[Begin]
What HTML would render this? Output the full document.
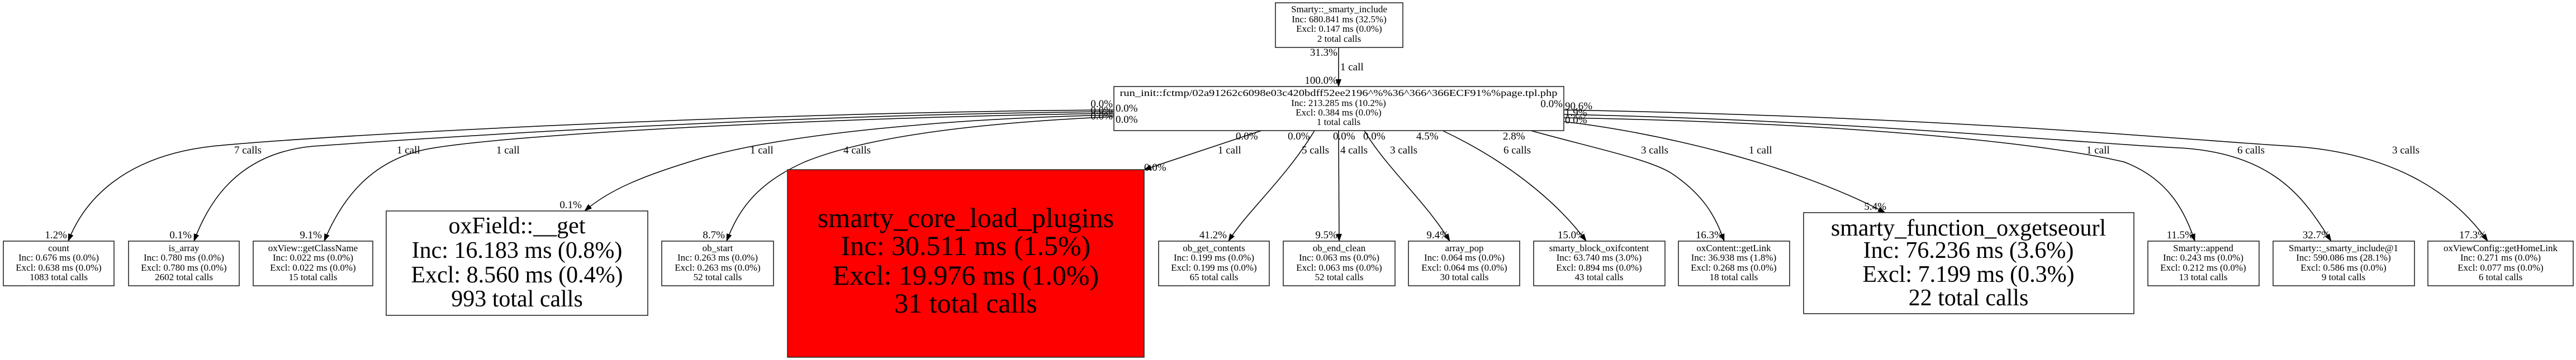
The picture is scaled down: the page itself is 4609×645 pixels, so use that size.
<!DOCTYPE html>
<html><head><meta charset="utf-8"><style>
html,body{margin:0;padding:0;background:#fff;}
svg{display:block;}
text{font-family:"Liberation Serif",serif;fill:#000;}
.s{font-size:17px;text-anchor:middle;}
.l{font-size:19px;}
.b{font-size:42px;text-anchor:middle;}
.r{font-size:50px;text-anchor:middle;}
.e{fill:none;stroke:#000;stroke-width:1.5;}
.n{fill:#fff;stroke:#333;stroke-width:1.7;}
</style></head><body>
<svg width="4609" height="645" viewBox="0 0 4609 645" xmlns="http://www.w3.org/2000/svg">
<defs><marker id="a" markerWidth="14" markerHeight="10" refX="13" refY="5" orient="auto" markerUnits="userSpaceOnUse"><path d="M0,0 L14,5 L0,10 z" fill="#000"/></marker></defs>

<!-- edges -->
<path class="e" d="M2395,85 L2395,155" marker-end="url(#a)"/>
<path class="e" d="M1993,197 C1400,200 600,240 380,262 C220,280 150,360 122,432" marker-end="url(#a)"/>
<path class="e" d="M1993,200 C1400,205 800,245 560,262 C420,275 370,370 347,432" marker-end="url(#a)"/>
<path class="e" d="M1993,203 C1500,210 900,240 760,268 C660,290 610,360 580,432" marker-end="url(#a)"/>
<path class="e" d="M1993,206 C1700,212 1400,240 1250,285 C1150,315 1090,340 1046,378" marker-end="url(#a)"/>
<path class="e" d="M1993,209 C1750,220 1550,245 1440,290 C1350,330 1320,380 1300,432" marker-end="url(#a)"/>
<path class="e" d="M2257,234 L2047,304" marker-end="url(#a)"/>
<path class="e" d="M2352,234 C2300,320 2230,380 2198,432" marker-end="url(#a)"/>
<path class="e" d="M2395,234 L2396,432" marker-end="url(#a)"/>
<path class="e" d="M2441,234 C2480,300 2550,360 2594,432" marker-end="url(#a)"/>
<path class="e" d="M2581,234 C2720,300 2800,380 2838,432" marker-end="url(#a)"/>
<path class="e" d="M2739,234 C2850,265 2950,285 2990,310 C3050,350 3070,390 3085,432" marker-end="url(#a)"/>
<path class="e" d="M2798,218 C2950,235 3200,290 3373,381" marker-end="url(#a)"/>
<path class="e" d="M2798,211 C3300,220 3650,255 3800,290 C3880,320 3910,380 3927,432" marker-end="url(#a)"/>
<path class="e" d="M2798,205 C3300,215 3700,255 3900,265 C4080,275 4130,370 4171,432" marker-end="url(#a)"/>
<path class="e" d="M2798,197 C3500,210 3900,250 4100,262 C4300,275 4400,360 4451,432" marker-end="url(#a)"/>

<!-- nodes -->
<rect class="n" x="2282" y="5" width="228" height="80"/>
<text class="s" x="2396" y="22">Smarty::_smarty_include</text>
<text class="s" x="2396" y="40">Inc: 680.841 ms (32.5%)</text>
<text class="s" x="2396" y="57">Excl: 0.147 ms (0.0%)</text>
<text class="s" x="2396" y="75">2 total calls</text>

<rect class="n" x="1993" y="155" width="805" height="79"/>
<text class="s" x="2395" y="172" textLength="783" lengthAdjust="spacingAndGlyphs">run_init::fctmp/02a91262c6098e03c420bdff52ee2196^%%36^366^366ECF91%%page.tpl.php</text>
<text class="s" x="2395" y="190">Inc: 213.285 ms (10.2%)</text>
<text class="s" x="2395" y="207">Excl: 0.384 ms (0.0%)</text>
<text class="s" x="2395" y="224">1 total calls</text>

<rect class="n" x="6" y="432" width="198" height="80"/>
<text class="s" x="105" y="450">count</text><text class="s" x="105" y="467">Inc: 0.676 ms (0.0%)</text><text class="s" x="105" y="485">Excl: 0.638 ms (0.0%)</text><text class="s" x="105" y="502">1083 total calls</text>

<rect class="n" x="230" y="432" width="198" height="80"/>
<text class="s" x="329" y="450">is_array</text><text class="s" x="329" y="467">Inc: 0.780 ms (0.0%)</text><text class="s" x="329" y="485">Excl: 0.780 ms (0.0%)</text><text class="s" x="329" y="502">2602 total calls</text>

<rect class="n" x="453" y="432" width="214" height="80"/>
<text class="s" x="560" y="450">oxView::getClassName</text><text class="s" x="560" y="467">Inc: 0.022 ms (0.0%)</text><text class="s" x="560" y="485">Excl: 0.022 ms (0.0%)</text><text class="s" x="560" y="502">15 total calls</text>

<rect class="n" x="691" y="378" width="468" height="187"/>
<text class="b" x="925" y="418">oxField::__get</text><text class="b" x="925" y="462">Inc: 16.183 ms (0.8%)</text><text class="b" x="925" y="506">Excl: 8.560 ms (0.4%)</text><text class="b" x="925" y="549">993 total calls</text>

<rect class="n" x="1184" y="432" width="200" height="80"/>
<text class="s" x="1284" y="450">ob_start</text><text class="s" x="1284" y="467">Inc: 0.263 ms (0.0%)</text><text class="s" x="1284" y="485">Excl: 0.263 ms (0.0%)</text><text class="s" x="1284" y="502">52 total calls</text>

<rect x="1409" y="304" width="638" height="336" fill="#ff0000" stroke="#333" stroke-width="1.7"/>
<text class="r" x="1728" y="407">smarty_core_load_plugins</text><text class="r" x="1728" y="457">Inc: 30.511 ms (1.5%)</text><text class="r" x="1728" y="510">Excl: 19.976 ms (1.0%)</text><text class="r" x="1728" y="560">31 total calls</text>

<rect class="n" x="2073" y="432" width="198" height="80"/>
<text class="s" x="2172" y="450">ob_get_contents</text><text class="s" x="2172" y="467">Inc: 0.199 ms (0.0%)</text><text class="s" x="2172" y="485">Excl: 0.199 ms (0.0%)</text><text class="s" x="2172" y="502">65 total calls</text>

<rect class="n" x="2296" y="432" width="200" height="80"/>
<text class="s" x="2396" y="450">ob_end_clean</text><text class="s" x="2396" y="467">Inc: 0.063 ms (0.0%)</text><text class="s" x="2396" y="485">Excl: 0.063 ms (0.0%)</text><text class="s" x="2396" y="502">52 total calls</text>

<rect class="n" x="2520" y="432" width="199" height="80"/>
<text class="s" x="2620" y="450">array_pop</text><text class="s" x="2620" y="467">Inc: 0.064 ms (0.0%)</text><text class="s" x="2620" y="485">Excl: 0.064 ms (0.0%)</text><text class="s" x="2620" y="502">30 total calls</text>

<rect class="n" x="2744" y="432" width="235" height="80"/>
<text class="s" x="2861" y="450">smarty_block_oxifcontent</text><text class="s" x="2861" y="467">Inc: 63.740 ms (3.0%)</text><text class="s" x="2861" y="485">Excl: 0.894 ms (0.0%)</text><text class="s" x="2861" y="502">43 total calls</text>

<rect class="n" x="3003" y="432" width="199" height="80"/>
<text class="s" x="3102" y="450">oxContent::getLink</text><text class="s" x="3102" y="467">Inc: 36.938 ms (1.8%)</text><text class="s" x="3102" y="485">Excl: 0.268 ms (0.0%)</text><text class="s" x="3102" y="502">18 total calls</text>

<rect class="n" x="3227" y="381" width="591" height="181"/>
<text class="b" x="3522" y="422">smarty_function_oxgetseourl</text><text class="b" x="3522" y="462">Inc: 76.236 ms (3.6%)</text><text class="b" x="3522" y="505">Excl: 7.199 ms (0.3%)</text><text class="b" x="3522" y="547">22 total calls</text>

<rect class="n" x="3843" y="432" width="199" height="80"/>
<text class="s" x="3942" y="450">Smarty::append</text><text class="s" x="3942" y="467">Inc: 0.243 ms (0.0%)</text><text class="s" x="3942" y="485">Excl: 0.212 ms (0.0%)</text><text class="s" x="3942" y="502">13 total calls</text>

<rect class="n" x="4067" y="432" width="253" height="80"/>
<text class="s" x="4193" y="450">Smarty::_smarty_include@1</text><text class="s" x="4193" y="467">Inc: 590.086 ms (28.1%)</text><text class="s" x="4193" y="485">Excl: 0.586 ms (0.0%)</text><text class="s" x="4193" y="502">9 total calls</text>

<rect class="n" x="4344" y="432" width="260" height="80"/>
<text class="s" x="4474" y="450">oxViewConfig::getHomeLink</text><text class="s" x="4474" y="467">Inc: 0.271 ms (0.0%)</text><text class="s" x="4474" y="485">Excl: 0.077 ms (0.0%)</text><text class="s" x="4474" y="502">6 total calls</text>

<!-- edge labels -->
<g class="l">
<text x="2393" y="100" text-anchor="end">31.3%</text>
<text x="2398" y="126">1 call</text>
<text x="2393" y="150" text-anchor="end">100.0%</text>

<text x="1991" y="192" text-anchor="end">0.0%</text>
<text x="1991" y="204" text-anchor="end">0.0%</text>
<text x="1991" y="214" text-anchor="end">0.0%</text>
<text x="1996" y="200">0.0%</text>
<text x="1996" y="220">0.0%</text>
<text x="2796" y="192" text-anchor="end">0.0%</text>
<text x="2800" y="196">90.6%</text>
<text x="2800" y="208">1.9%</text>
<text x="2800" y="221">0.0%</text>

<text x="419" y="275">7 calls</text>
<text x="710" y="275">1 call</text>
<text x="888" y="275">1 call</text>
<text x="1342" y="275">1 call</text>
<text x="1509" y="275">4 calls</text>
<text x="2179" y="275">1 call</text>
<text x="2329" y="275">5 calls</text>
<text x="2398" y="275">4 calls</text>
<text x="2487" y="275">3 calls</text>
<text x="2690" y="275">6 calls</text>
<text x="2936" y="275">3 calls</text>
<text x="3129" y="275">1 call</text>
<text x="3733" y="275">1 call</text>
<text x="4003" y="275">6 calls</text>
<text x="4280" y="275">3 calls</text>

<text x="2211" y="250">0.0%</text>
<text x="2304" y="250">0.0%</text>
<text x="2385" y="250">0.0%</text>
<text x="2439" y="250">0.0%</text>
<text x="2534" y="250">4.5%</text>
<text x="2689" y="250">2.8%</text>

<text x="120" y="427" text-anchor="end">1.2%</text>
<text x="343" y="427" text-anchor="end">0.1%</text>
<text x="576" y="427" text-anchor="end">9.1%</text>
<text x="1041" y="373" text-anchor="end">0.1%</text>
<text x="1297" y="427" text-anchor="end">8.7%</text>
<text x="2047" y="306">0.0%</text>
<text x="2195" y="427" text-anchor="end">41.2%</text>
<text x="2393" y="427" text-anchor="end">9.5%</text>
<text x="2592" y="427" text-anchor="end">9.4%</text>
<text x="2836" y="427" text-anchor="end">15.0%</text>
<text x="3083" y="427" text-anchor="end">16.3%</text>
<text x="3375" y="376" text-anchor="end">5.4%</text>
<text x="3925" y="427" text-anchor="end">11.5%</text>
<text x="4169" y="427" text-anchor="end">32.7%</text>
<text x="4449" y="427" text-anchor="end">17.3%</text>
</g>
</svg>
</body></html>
[End]
**WHAT YOU HAVE TO DO**: In the material above, show every line where the word "size" turns up.

**COMPLETED EXERCISE**:
The picture is scaled down: the page itself is 4609×645 pixels, so use that size.
.s{font-size:17px;text-anchor:middle;}
.l{font-size:19px;}
.b{font-size:42px;text-anchor:middle;}
.r{font-size:50px;text-anchor:middle;}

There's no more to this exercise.